Не будучи в силах свободно владеть языком, он часто более всего плакал или вздыхал также и в беседах с посетителями, которых всегда с радостью и любовью принимал. Посетители утешали его, как могли. Особенно же утешительны и назидательны были для страдальца посещения преосвященного Василия, и когда Преосвященный после таких бесед уходил, то болящий отец архимандрит долго смотрел ему вослед, плакал, вздыхал, крестился на иконы и повторял: «Господи, помилуй!»

В последний раз Преосвященный посетил болящего за неделю до кончины его и никак не мог утешить больного, которого уже мучила водянка и другие предсмертные болезни, и который, как бы предчувствуя, что это их свидание будет последнее на земле, плакал и рыдал, как дитя. Владыка, видя все это, и сам растроган был, и сказал отцу Иринею: «отец архимандрит, что наша маловременная жизнь на земле в сравнении с вечностью? – Ничто! какие есть славные люди на земле, но и тех не минует предел сей. Можно сказать, вы счастливцы, только не сего мира! По всему видно, что вас Бог возлюбил, тернистым путем ведет вас к Себе; вы на земле уже очистились страданиями, и надобно твердо надеяться на милосердие Божие, что Господь в будущем не оставит вас за ваше терпение». – Действительно, страданиями многолетними была предочищена душа отца архимандрита Иринея к переходу в жизнь вечную, блаженную. Напутствованный не раз св. Таинствами покаяния и причащения и два раза елеосвящением, отец Ириней, уже долгое время не принимавший почти никакой пищи и только пробавлявшийся чаем, тихо скончался утром 7 января 1889 года и был погребен преосвященным Василием, причем, по приказанию Преосвященного, для отца архимандрита могила приготовлена была в одной и той же часовне, под которой погребены и старцы иеросхимонахи: Мелхиседек, Нафанаил и Пиор. Так и отец Ириней сопричислен был к этим блаженно почившим старцам.

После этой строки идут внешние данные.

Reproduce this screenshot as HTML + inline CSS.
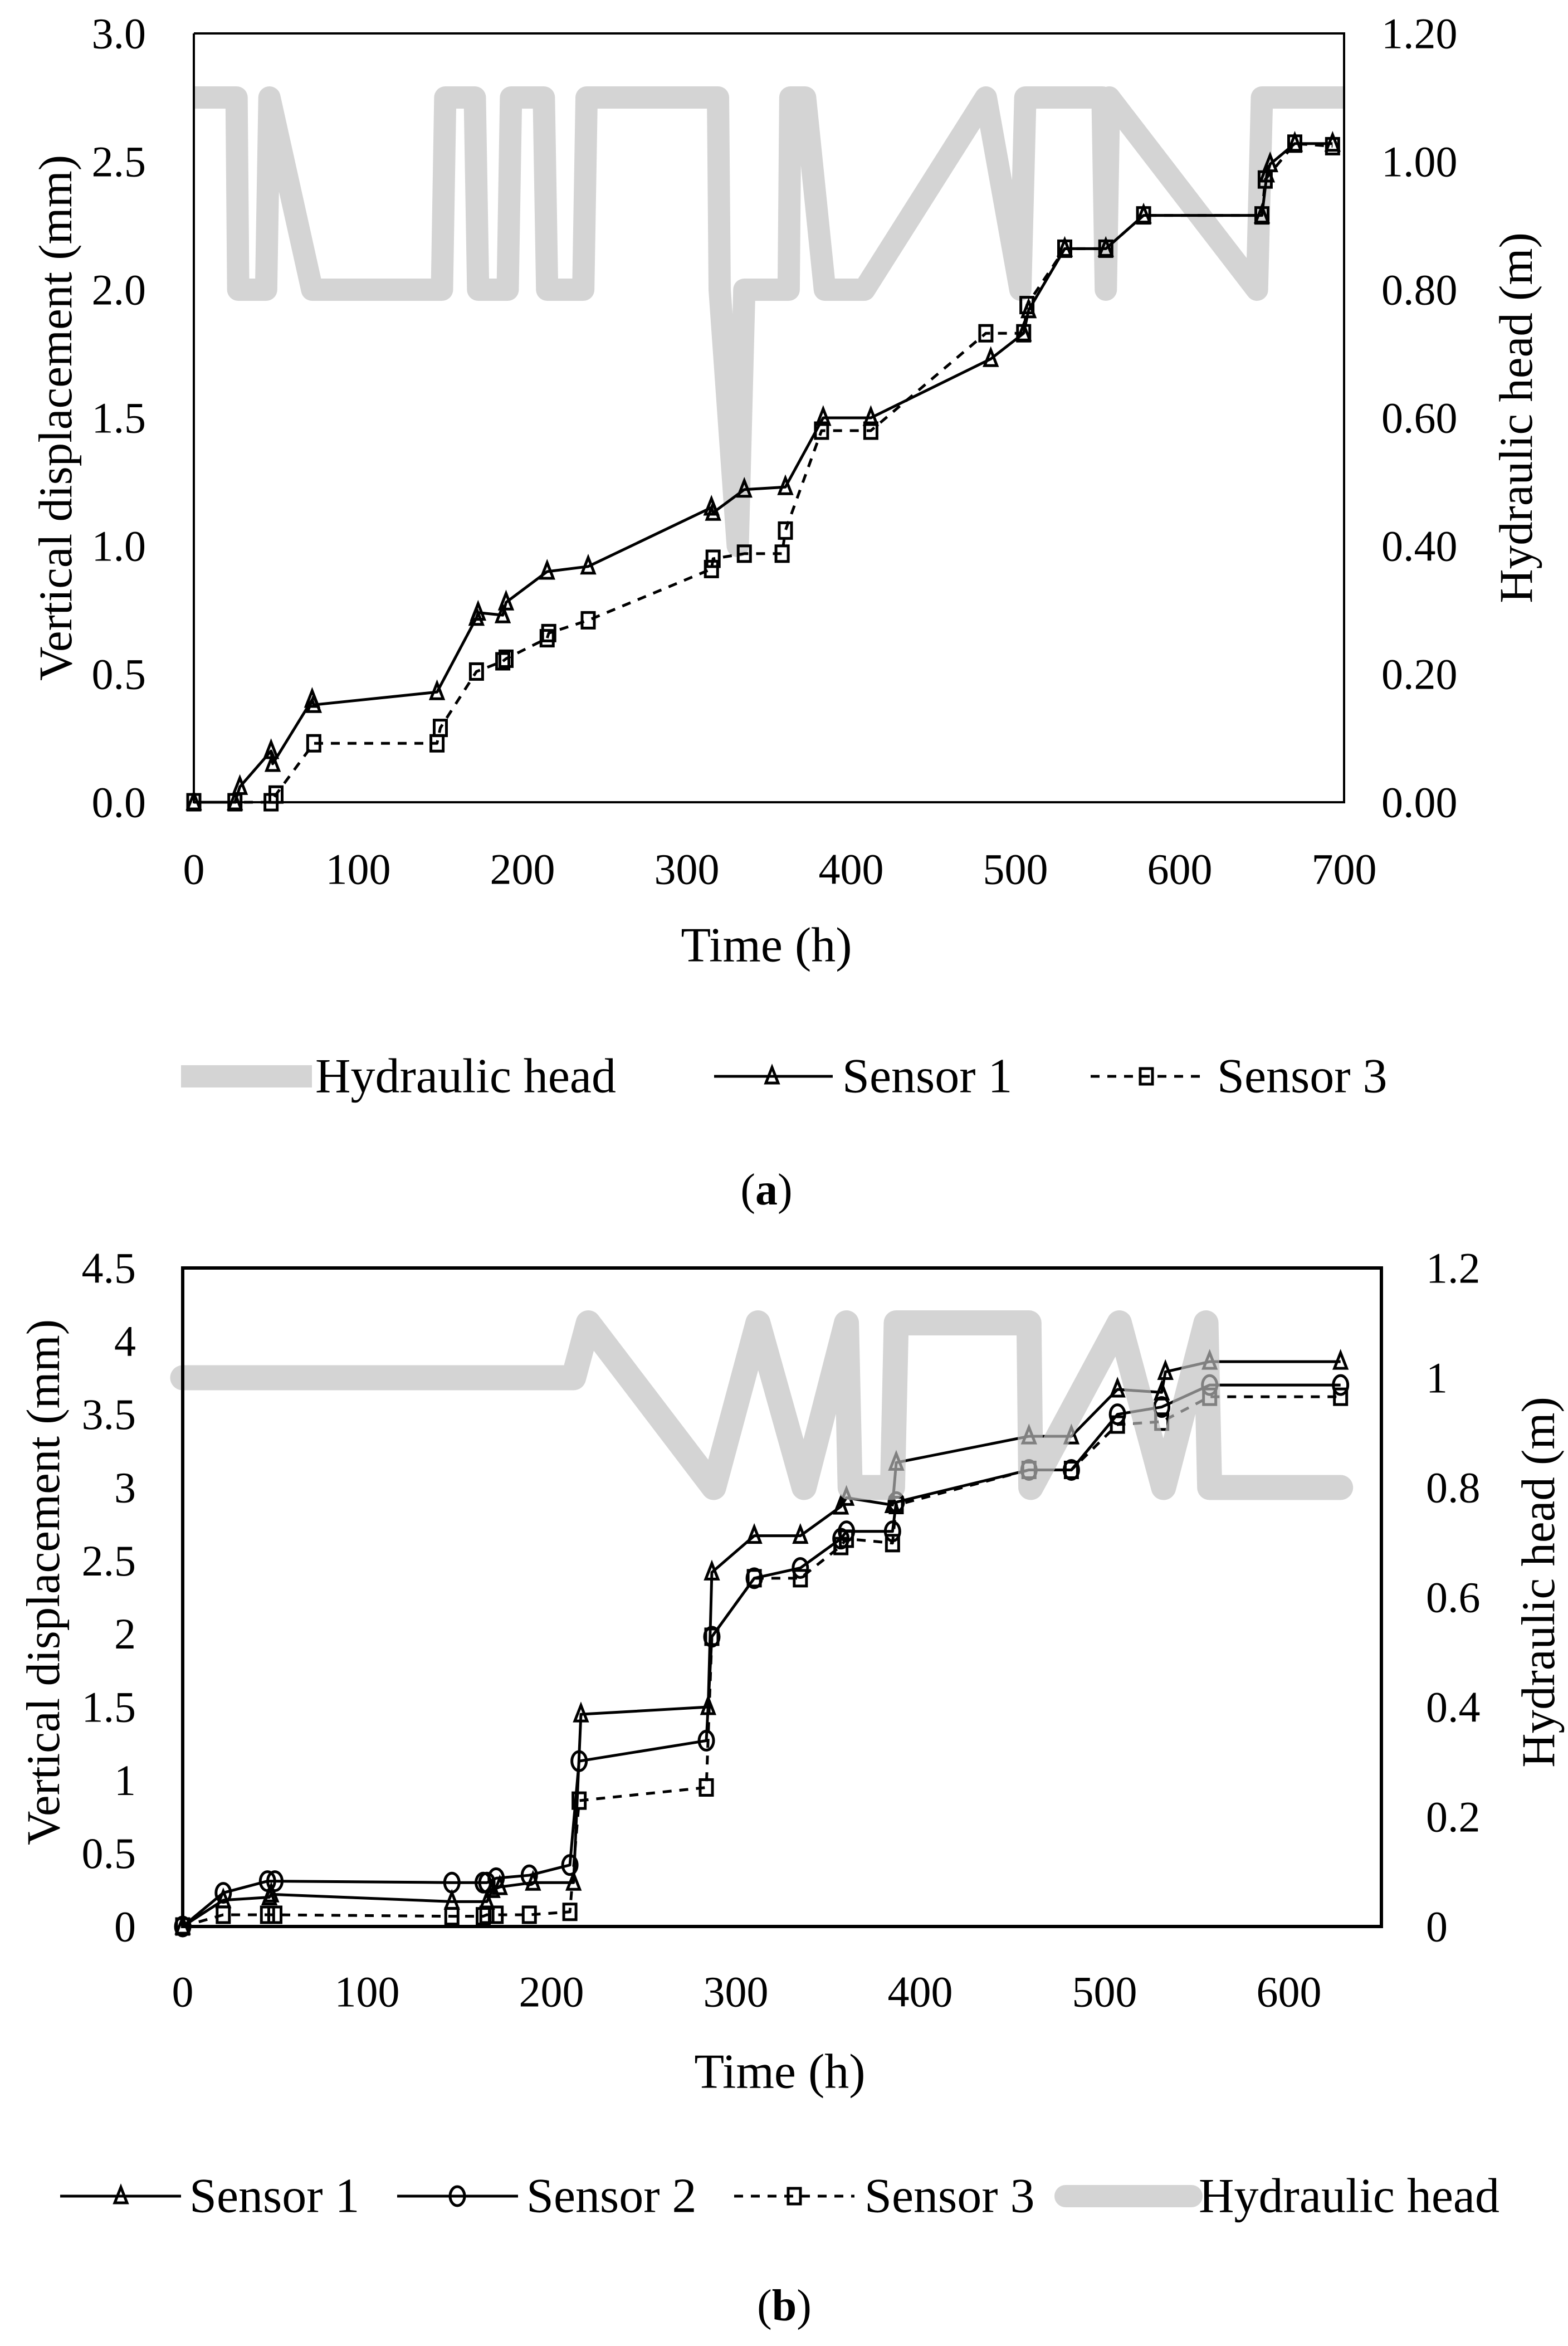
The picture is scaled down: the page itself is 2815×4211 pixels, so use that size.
<!DOCTYPE html>
<html><head><meta charset="utf-8">
<style>
html,body{margin:0;padding:0;background:#fff;}
svg{display:block;font-family:"Liberation Serif",serif;}
</style></head>
<body>
<svg id="fig" width="2815" height="4211" viewBox="0 0 2815 4211" xmlns="http://www.w3.org/2000/svg"></svg>
<script>
// ---------- Chart (a) data ----------
const aTicksX = [0,100,200,300,400,500,600,700];
const aTicksY = ["0.0","0.5","1.0","1.5","2.0","2.5","3.0"];
const aTicksY2 = ["0.00","0.20","0.40","0.60","0.80","1.00","1.20"];
const aS1t = [0,25,28,47,48,72,73,148,172,173,188,190,215,240,315,316,335,360,383,412,485,505,508,530,555,578,650,653,655,670,693];
const aS1v = [0,0,0.06,0.2,0.15,0.4,0.38,0.43,0.72,0.74,0.73,0.78,0.9,0.92,1.15,1.13,1.22,1.23,1.5,1.5,1.73,1.83,1.92,2.16,2.16,2.29,2.29,2.45,2.49,2.57,2.57];
const aS3t = [0,25,47,50,73,148,150,172,188,190,215,216,240,315,316,335,358,360,382,412,482,505,507,530,555,578,650,652,670,693];
const aS3v = [0,0,0,0.03,0.23,0.23,0.29,0.51,0.55,0.56,0.64,0.66,0.71,0.91,0.95,0.97,0.97,1.06,1.45,1.45,1.83,1.83,1.94,2.16,2.16,2.29,2.29,2.43,2.57,2.56];
const aHt = [0,26,27,44,46,72,151,153,171,173,191,193,213,215,237,239,319,320,331,335,362,363,372,384,408,482,503,506,553,555,557,647,650,700];
const aHv = [1.1,1.1,0.8,0.8,1.1,0.8,0.8,1.1,1.1,0.8,0.8,1.1,1.1,0.8,0.8,1.1,1.1,0.8,0.4,0.8,0.8,1.1,1.1,0.8,0.8,1.1,0.8,1.1,1.1,0.8,1.1,0.8,1.1,1.1];

// ---------- Chart (b) data ----------
const bTicksX = [0,100,200,300,400,500,600];
const bTicksY = ["0","0.5","1","1.5","2","2.5","3","3.5","4","4.5"];
const bTicksY2 = ["0","0.2","0.4","0.6","0.8","1","1.2"];
const bS1t = [0,22,47,48,146,165,168,172,190,212,216,285,287,310,335,357,360,385,387,459,482,507,531,533,557,628];
const bS1v = [0,0.18,0.2,0.22,0.17,0.17,0.25,0.27,0.3,0.3,1.45,1.5,2.42,2.67,2.67,2.87,2.93,2.88,3.17,3.35,3.35,3.67,3.65,3.79,3.86,3.86];
const bS2t = [0,22,46,50,146,163,165,170,188,210,215,284,287,310,335,357,360,385,387,459,482,507,531,557,628];
const bS2v = [0,0.23,0.31,0.31,0.3,0.3,0.3,0.33,0.35,0.42,1.13,1.27,1.98,2.38,2.45,2.65,2.7,2.7,2.9,3.12,3.12,3.5,3.55,3.7,3.7];
const bS3t = [0,22,46,50,146,163,165,170,188,210,215,284,287,310,335,357,360,385,387,459,482,507,531,557,628];
const bS3v = [0,0.08,0.08,0.08,0.07,0.07,0.08,0.08,0.08,0.1,0.86,0.95,1.98,2.38,2.38,2.6,2.65,2.62,2.88,3.12,3.12,3.43,3.45,3.62,3.62];
const bHt = [0,212,220,288,312,337,360,362,385,387,459,460,508,532,555,557,628];
const bHv = [1.0,1.0,1.1,0.8,1.1,0.8,1.1,0.8,0.8,1.1,1.1,0.8,1.1,0.8,1.1,0.8,0.8];

const NS = "http://www.w3.org/2000/svg";
const svg = document.getElementById("fig");
function mk(tag, attrs, parent){
  const e = document.createElementNS(NS, tag);
  for (const k in attrs) e.setAttribute(k, attrs[k]);
  (parent||svg).appendChild(e);
  return e;
}
function txt(s, x, y, size, anchor, parent, rot){
  const t = mk("text", {x:x, y:y, "font-size":size, "text-anchor":anchor||"middle", "dominant-baseline":"central", fill:"#000"}, parent);
  if (rot) t.setAttribute("transform", "rotate(" + rot + " " + x + " " + y + ")");
  t.textContent = s;
  return t;
}
function marker(type, x, y, g, color){
  const c = color || "#000";
  if (type === "tri"){
    const p = mk("polygon", {points:(x)+","+(y-16)+" "+(x-11)+","+(y+12)+" "+(x+11)+","+(y+12), fill:"none", stroke:c, "stroke-width":5}, g);
    
    
  } else if (type === "sq"){
    const r = mk("rect", {x:x-11, y:y-14, width:22, height:28, fill:"none", stroke:c, "stroke-width":5}, g);
    
    
  } else {
    const e = mk("ellipse", {cx:x, cy:y, rx:13, ry:17, fill:"none", stroke:c, "stroke-width":5}, g);
    
    
  }
}
function series(ts, vs, sx, sy, dash, mtype, name){
  const g = mk("g", {});
  
  
  const pts = ts.map((t,i)=>sx(t)+","+sy(vs[i])).join(" ");
  const pl = mk("polyline", {points:pts, fill:"none", stroke:"#000", "stroke-width":5, "stroke-dasharray":dash||"none", "stroke-linejoin":"round"}, g);
  
  
  ts.forEach((t,i)=>marker(mtype, sx(t), sy(vs[i]), g));
}
function head(ts, vs, sx, sy2, w, color, op, cap, name){
  const pts = ts.map((t,i)=>sx(t)+","+sy2(vs[i])).join(" ");
  const pl = mk("polyline", {points:pts, fill:"none", stroke:color, "stroke-opacity":op, "stroke-width":w, "stroke-linejoin":"round", "stroke-linecap":cap});
  
  
}

// ===== Chart (a) =====
(function(){
  const L=348, R=2413, T=60, B=1440;
  const sx = t => L + (R-L)*t/700;
  const sy = v => B - (B-T)*v/3.0;
  const sy2 = v => B - (B-T)*v/1.2;
  head(aHt, aHv, sx, sy2, 40, "#d4d4d4", 1, "butt", "hydraulic-head-line-a");
  series(aS3t, aS3v, sx, sy, "16,14", "sq", "sensor-3-series-a");
  series(aS1t, aS1v, sx, sy, null, "tri", "sensor-1-series-a");
  const box = mk("polyline", {points:L+","+T+" "+L+","+B+" "+R+","+B+" "+R+","+T+" "+L+","+T, fill:"none", stroke:"#000", "stroke-width":4});
  
  
  aTicksY.forEach((s,i)=>{ const t=txt(s, 262, sy(i*0.5), 78, "end");
    
     });
  aTicksY2.forEach((s,i)=>{ const t=txt(s, 2480, sy2(i*0.2), 78, "start");
    
     });
  aTicksX.forEach(v=>{ const t=txt(String(v), sx(v), 1560, 78, "middle");
    
     });
  let t;
  t = txt("Vertical displacement (mm)", 100, 750, 85, "middle", null, -90);
   
  t = txt("Hydraulic head (m)", 2722, 750, 85, "middle", null, -90);
   
  t = txt("Time (h)", 1376, 1697, 88, "middle");
   
  // legend
  const ly = 1932;
  const lg = mk("g", {});  
  mk("line", {x1:325, y1:ly, x2:560, y2:ly, stroke:"#d4d4d4", "stroke-width":40}, lg);
  txt("Hydraulic head", 566, ly, 88, "start", lg);
  mk("line", {x1:1282, y1:ly, x2:1495, y2:ly, stroke:"#000", "stroke-width":5}, lg);
  marker("tri", 1386, ly, lg);
  txt("Sensor 1", 1512, ly, 88, "start", lg);
  mk("line", {x1:1958, y1:ly, x2:2166, y2:ly, stroke:"#000", "stroke-width":5, "stroke-dasharray":"16,14"}, lg);
  marker("sq", 2058, ly, lg);
  txt("Sensor 3", 2185, ly, 88, "start", lg);
  const cap = mk("text", {x:1376, y:2136, "font-size":80, "text-anchor":"middle", "dominant-baseline":"central"});
  cap.innerHTML = '(<tspan font-weight="bold">a</tspan>)';
   
})();

// ===== Chart (b) =====
(function(){
  const L=328, R=2480, T=2276, B=3458;
  const X600 = 2314;
  const sx = t => L + (X600-L)*t/600;
  const sy = v => B - (B-T)*v/4.5;
  const sy2 = v => B - (B-T)*v/1.2;
  series(bS3t, bS3v, sx, sy, "16,14", "sq", "sensor-3-series-b");
  series(bS2t, bS2v, sx, sy, null, "circ", "sensor-2-series-b");
  series(bS1t, bS1v, sx, sy, null, "tri", "sensor-1-series-b");
  head(bHt, bHv, sx, sy2, 45, "#bfbfbf", 0.67, "round", "hydraulic-head-line-b");
  const box = mk("rect", {x:L, y:T, width:R-L, height:B-T, fill:"none", stroke:"#000", "stroke-width":6});
  
  
  bTicksY.forEach((s,i)=>{ const t=txt(s, 244, sy(i*0.5), 78, "end");
    
     });
  bTicksY2.forEach((s,i)=>{ const t=txt(s, 2560, sy2(i*0.2), 78, "start");
    
     });
  bTicksX.forEach(v=>{ const t=txt(String(v), sx(v), 3575, 78, "middle");
    
     });
  let t;
  t = txt("Vertical displacement (mm)", 78, 2840, 85, "middle", null, -90);
   
  t = txt("Hydraulic head (m)", 2762, 2840, 85, "middle", null, -90);
   
  t = txt("Time (h)", 1400, 3719, 88, "middle");
   
  const ly = 3942;
  const lg = mk("g", {});  
  mk("line", {x1:108, y1:ly, x2:325, y2:ly, stroke:"#000", "stroke-width":5}, lg);
  marker("tri", 217, ly, lg);
  txt("Sensor 1", 340, ly, 88, "start", lg);
  mk("line", {x1:713, y1:ly, x2:930, y2:ly, stroke:"#000", "stroke-width":5}, lg);
  marker("circ", 821, ly, lg);
  txt("Sensor 2", 945, ly, 88, "start", lg);
  mk("line", {x1:1318, y1:ly, x2:1534, y2:ly, stroke:"#000", "stroke-width":5, "stroke-dasharray":"16,14"}, lg);
  marker("sq", 1426, ly, lg);
  txt("Sensor 3", 1552, ly, 88, "start", lg);
  mk("line", {x1:1913, y1:ly, x2:2139, y2:ly, stroke:"#d4d4d4", "stroke-width":40, "stroke-linecap":"round"}, lg);
  txt("Hydraulic head", 2152, ly, 88, "start", lg);
  const cap = mk("text", {x:1408, y:4139, "font-size":80, "text-anchor":"middle", "dominant-baseline":"central"});
  cap.innerHTML = '(<tspan font-weight="bold">b</tspan>)';
   
})();
</script>
</body></html>
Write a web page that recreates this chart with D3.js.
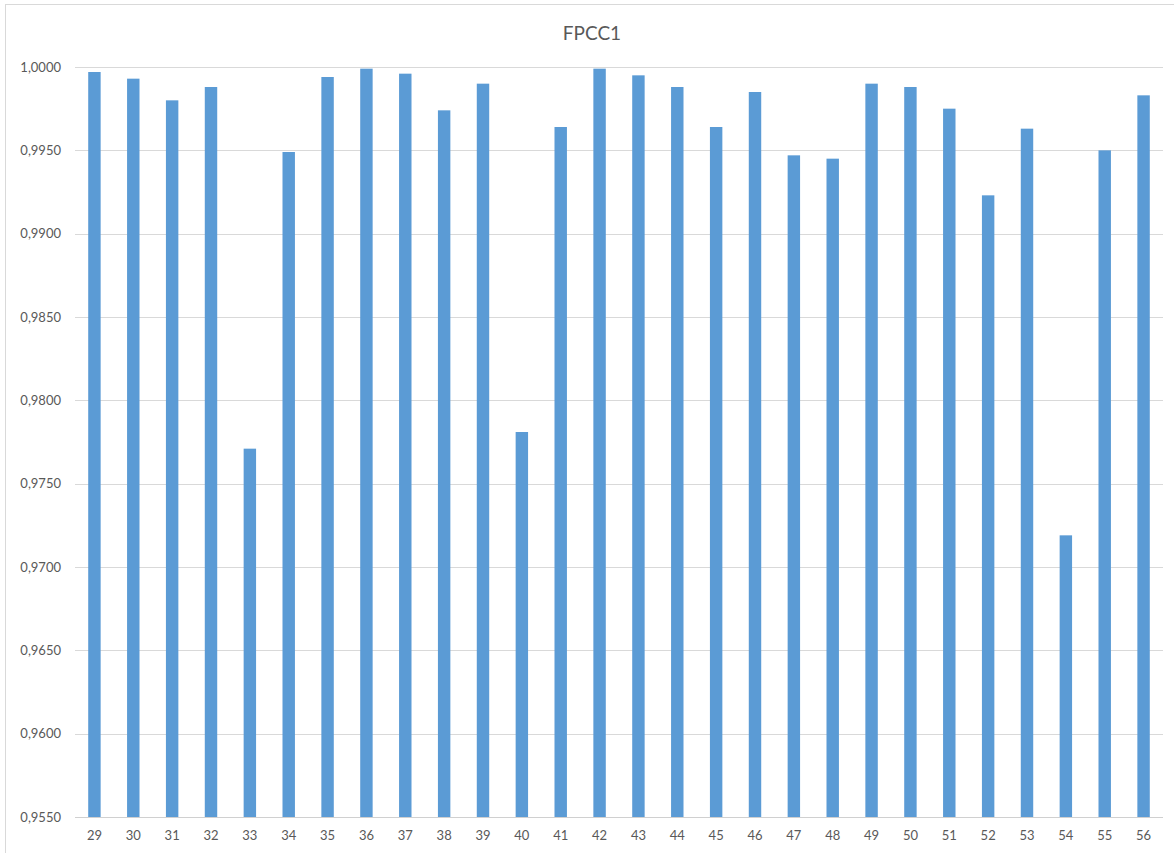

Были и кроме этих старцев иноки, сиявшие благочестием и добродетелями иноческими и более других сокровенную жизнь проводившие. Так, иноки обители с любовью и благоговением памятуют отца Авраамия, под видом юродства скрывавшего свое благочестие и подвиги. О нем один инок рассказывал, что он, под предлогом, что сам желает выучить на память Псалтирь, побуждал его выучивать ее на память, говоря, что ему одному скучно учить ее и, несколько раз наведываясь, много ли он выучил, а, между тем, сам в совершенстве знал ее всю наизусть. Наконец, когда ученик его заметил последнее и потому охладел к учению и, наконец, решил бросить изучение Псалтири, сказал отцу Авраамию: «зачем учить Псалтирь на память, если можно, в случае надобности, читать ее по книге?» На это отец Авраамий заметил: «здесь-то можно и по книге читать, но, когда ты помрешь, там-то по чему ты будешь читать, а славословить Бога нужно будет; ибо в том все и занятие там будет». Несмотря на юродство видимое, отец Авраамий иногда говорил очень мудро, и вреда он никому не причинял своим юродством. Скончался он в 1871 году.

Был еще также проводивший строго подвижническую жизнь иеромонах Герман, из вдовых священников. Был он прост в обращении и даже иногда тоже как бы юродствовал, но, также, часто говорил и действовал весьма мудро и назидательно. Он был весьма снисходителен к другим, любвеобилен и нестяжателен; ничего не оставлял себе, а все, приносимое ему, отдавал другим. (Скончался так же в 1871 году8).

* * *

8

Из исторического очерка Раненбургской Петропавловской пустыни.


Источник: Жизнеописания отечественных подвижников благочестия 18 и 19 веков / [Никодим (Кононов), еп. Белгородский]. - [Репринт. изд.]. - Козельск : Введен. Оптина пустынь, 1994-. / Август. - 1994. – II, 699, [2], II с.